# Technical Data Extraction: Performance and Ablation Analysis
This document contains a detailed extraction of data from two side-by-side charts analyzing model performance across different stages and ablation configurations.
## 1. General Metadata
* **Primary Language:** English
* **Y-Axis Label (Shared):** Performance (%)
* **Y-Axis Scale:** 55 to 80 (Left Chart), 62 to 68 (Right Chart)
* **Visual Style:** Bar chart (Left) and Box-and-Whisker plot with overlaid data points (Right).
---
## 2. Left Chart: Performance by Stage
This chart illustrates a consistent upward trend in performance as the model progresses through various optimization stages.

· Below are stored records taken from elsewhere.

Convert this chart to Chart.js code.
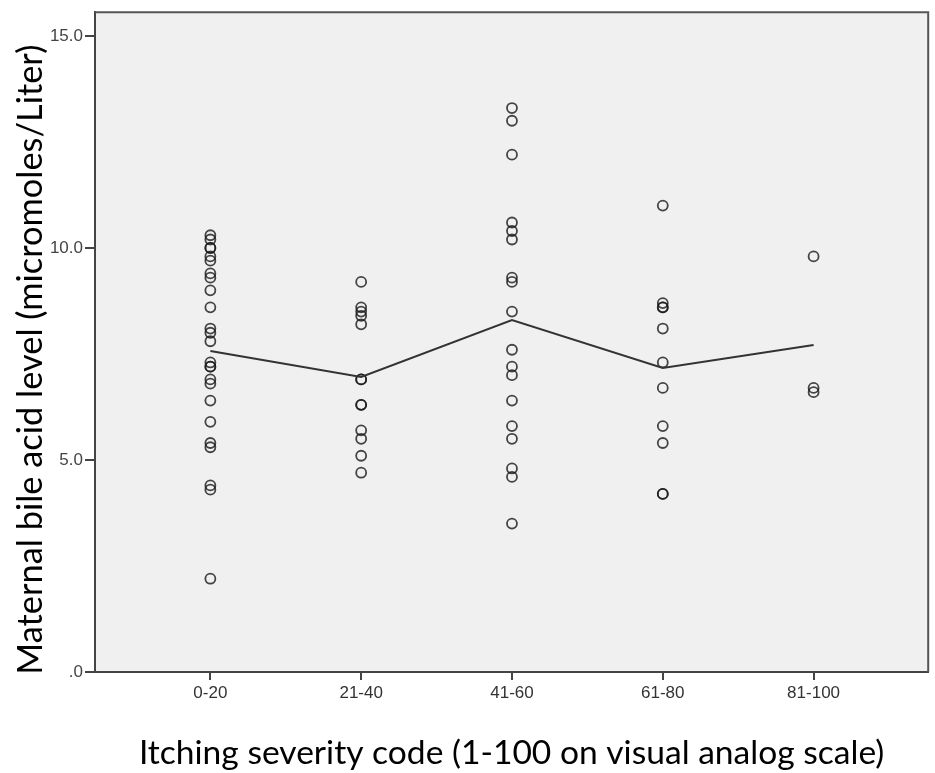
<!DOCTYPE html>
<html>
<head>
<meta charset="utf-8">
<script src="https://cdn.jsdelivr.net/npm/chart.js@4.4.0/dist/chart.umd.min.js"></script>
<style>
  body { margin: 0; background: #fff; }
  #wrap { width: 935px; height: 773px; }
</style>
</head>
<body>
<div id="wrap"><canvas id="scatter" width="935" height="773"></canvas></div>
<script>
// Categories on the x axis
const categories = ['0-20', '21-40', '41-60', '61-80', '81-100'];

// Bile acid values per itching group
const group0to20 = [10.3, 10.2, 10.0, 10.0, 9.8, 9.7, 9.4, 9.3, 9.0, 8.6, 8.1, 8.0, 7.8,
                    7.3, 7.2, 7.2, 6.9, 6.8, 6.4, 5.9, 5.4, 5.3, 4.4, 4.3, 2.2];
const group21to40 = [9.2, 8.6, 8.5, 8.4, 8.2, 6.9, 6.9, 6.3, 6.3, 5.7, 5.5, 5.1, 4.7];
const group41to60 = [13.3, 13.0, 12.2, 10.6, 10.4, 10.2, 9.3, 9.2, 8.5, 7.6, 7.2, 7.0,
                     6.4, 5.8, 5.5, 4.8, 4.6, 3.5];
const group61to80 = [11.0, 8.7, 8.6, 8.6, 8.1, 7.3, 6.7, 5.8, 5.4, 4.2, 4.2];
const group81to100 = [9.8, 6.7, 6.6];

// Group means (the connecting line)
const meanValues = [7.57, 6.96, 8.30, 7.17, 7.71];

// Y axis tick values
const yTicks = [0, 5, 10, 15];

const groups = [group0to20, group21to40, group41to60, group61to80, group81to100];
const scatterPoints = [];
groups.forEach((vals, i) => vals.forEach(v => scatterPoints.push({x: i, y: v})));
const meanPoints = meanValues.map((v, i) => ({x: i, y: v}));

// plot background + top/right frame
const frame = {
    id: 'frame',
    beforeDraw(chart) {
        const {ctx, chartArea: a} = chart;
        ctx.save();
        ctx.fillStyle = '#f0f0f0';
        ctx.fillRect(a.left, a.top, a.right - a.left, a.bottom - a.top);
        ctx.restore();
    },
    afterDraw(chart) {
        const {ctx, chartArea: a} = chart;
        ctx.save();
        ctx.strokeStyle = '#555';
        ctx.lineWidth = 2;
        ctx.beginPath();
        ctx.moveTo(a.left, a.top);
        ctx.lineTo(a.right, a.top);
        ctx.lineTo(a.right, a.bottom);
        ctx.stroke();
        ctx.restore();
    }
};

new Chart(document.getElementById('scatter').getContext('2d'), {
    type: 'scatter',
    data: {
        datasets: [{
            data: meanPoints,
            showLine: true,
            borderColor: '#333',
            borderWidth: 2,
            pointRadius: 0,
            fill: false
        }, {
            data: scatterPoints,
            pointStyle: 'circle',
            pointRadius: 5,
            pointBorderWidth: 1.8,
            pointBorderColor: 'rgba(25,25,25,0.8)',
            pointBackgroundColor: 'rgba(0,0,0,0)'
        }]
    },
    options: {
        responsive: false,
        animation: false,
        layout: { padding: { top: 7, right: 2, left: 0, bottom: 0 } },
        plugins: {
            legend: { display: false },
            tooltip: { enabled: false }
        },
        scales: {
            x: {
                type: 'linear',
                min: -0.765,
                max: 4.76,
                afterBuildTicks: s => { s.ticks = categories.map((c, i) => ({value: i})); },
                afterFit: s => { s.height = 101; },
                ticks: {
                    callback: v => categories[v],
                    color: '#333',
                    font: { family: 'Liberation Sans, Arial', size: 17 },
                    padding: 3,
                    maxRotation: 0
                },
                grid: { drawOnChartArea: false, tickLength: 8, color: '#444', lineWidth: 2 },
                border: { display: true, color: '#444', width: 2 },
                title: {
                    display: true,
                    text: 'Itching severity code (1-100 on visual analog scale)',
                    color: '#000',
                    font: { family: 'Lato', size: 33.6 },
                    padding: { top: 0, bottom: 0 }
                }
            },
            y: {
                min: 0,
                max: 15.56,
                afterBuildTicks: s => { s.ticks = yTicks.map(v => ({value: v})); },
                afterFit: s => { s.width = 95; },
                ticks: {
                    callback: v => v === 0 ? '.0' : v.toFixed(1),
                    color: '#444',
                    font: { family: 'Liberation Sans, Arial', size: 17 },
                    padding: 2
                },
                grid: { drawOnChartArea: false, tickLength: 10, color: '#444', lineWidth: 2 },
                border: { display: true, color: '#444', width: 2 },
                title: {
                    display: true,
                    // trailing spaces nudge the centred title down a little, as in the original
                    text: 'Maternal bile acid level (micromoles/Liter)    ',
                    color: '#000',
                    font: { family: 'Lato', size: 34.4 },
                    padding: { top: 10, bottom: 0 }
                }
            }
        }
    },
    plugins: [frame]
});
</script>
</body>
</html>
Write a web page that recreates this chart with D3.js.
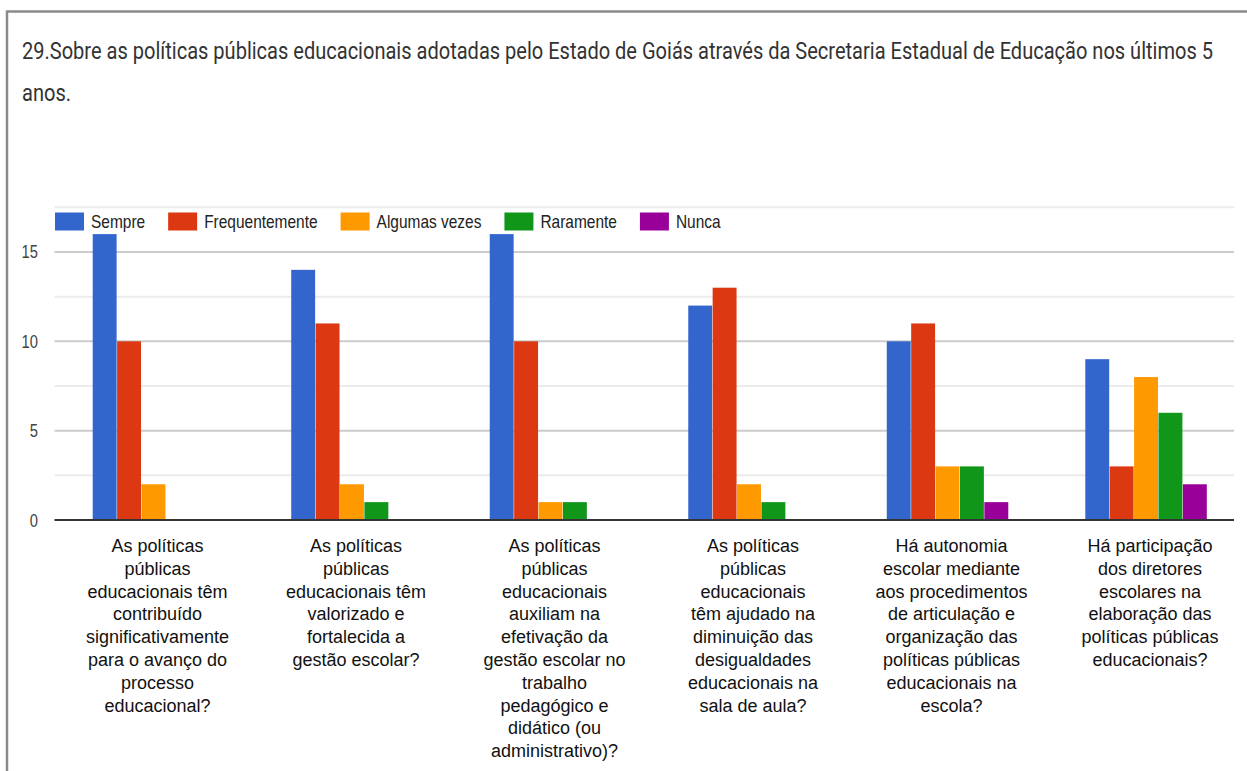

### Component Isolation: Main Bar Chart
* **X-Axis Title:** Stage
* **X-Axis Categories:** CoT, APO, 1PO, 2TO, 3PO
* **Trend Observation:** The performance increases monotonically from left to right.
### Data Table (Extracted Values)
| Stage | Color | Performance Value (%) |
| :--- | :--- | :--- |
| **CoT** | Light Pink | 63.5 |
| **APO** | Light Yellow | 68.0 |
| **1PO** | Light Green | 74.2 |
| **2TO** | Light Purple | 77.3 |
| **3PO** | Light Teal | 78.8 |
---
## 3. Right Chart: Ablation Study
This chart uses box plots to show the distribution of performance across different ablation settings. Each box includes a median line, interquartile range (IQR), whiskers, and individual data points (jittered).
### Component Isolation: Ablation Box Plot
* **X-Axis Title:** Ablation
* **X-Axis Categories:** w/o PO, w/o Prune, PO $\rightarrow$ TO
* **Trend Observation:** Performance improves and variance generally decreases as the configuration moves from "w/o PO" to "PO $\rightarrow$ TO".
### Data Distribution Analysis
| Ablation Category | Color | Visual Summary |
| :--- | :--- | :--- |
| **w/o PO** | Pink | Lowest median (~64%). Contains one high outlier near 68.3%. High spread in individual points. |
| **w/o Prune** | Green | Higher median (~66%). Shows a wide vertical spread of data points ranging from ~61.8% to ~67.5%. |
| **PO $\rightarrow$ TO** | Purple | Highest median (~66.5%) and highest overall performance ceiling (~68.5%). Data points are more tightly clustered at the top of the range. |
---
## 4. Summary of Findings
1. **Incremental Improvement:** The left chart confirms that each successive stage (from CoT to 3PO) adds significant percentage points to the model's performance, totaling a 15.3% gain.
2. **Optimization Impact:** The right chart demonstrates that the "PO $\rightarrow$ TO" configuration is the most effective and stable, while removing "PO" (w/o PO) results in the lowest baseline performance.
3. **Consistency:** The color coding is consistent across both charts (e.g., purple and green hues represent similar stages/concepts in both the progression and the ablation).